Entries with chart source code
· · · · · · ·

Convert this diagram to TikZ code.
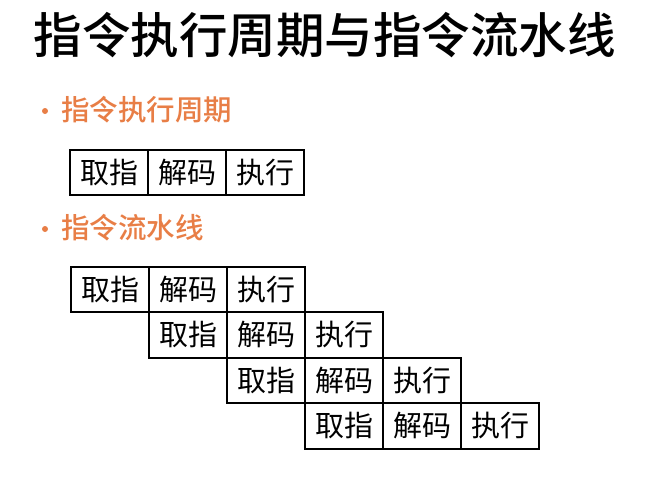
\documentclass[tikz,border=0pt]{standalone}
\usepackage{fontspec}
\newfontfamily\cjk{Noto Sans CJK SC}
\newfontfamily\cjkm{Noto Sans CJK SC Medium}
\definecolor{bulletorange}{RGB}{232,126,70}
\begin{document}
\begin{tikzpicture}[x=1pt,y=-1pt,
  cell/.style={draw=black,line width=2pt,minimum width=78pt,minimum height=45.5pt,inner sep=0pt,font=\cjk\fontsize{29}{29}\selectfont,anchor=north west},
  btext/.style={text=bulletorange,font=\cjkm\fontsize{28.5}{28.5}\selectfont,anchor=west,inner sep=0pt},
  dot/.style={circle,fill=bulletorange,inner sep=0pt,minimum size=6pt}]
\useasboundingbox (0,0) rectangle (669,491);
\node[font=\cjkm\fontsize{48.5}{48.5}\selectfont,inner sep=0pt] (title) at (324.5,35) {指令执行周期与指令流水线};
\node[dot] (d1) at (45,111) {};
\node[btext] (b1) at (61,110) {指令执行周期};
\node[dot] (d2) at (45,229) {};
\node[btext] (b2) at (61,228) {指令流水线};
% single cycle
\node[cell] (s1) at (69,148.5) {取指};
\node[cell] (s2) at (147,148.5) {解码};
\node[cell] (s3) at (225,148.5) {执行};
% pipeline
\foreach \r in {0,1,2,3}{
  \pgfmathsetmacro{\xx}{70+78*\r}
  \pgfmathsetmacro{\yy}{265.5+45.5*\r}
  \node[cell] (p\r a) at (\xx,\yy) {取指};
  \node[cell] (p\r b) at (\xx+78,\yy) {解码};
  \node[cell] (p\r c) at (\xx+156,\yy) {执行};
}
\end{tikzpicture}
\end{document}
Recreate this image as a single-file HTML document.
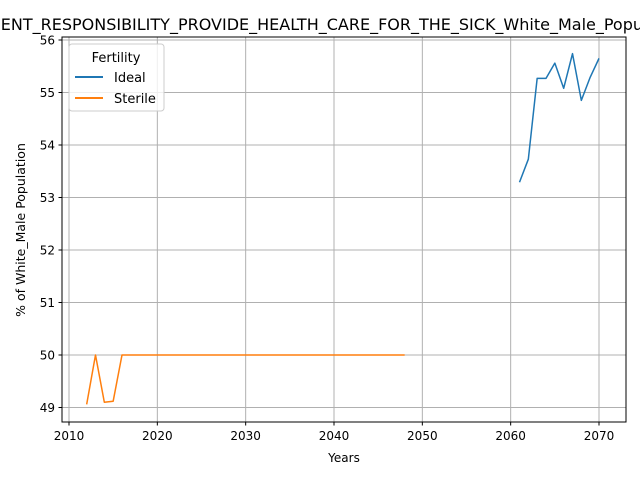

· · · · · · ·

- Instruction -
Return each line that includes "this".

- Response to the task -
Convert this diagram to TikZ code.
Recreate this image as a single-file HTML document.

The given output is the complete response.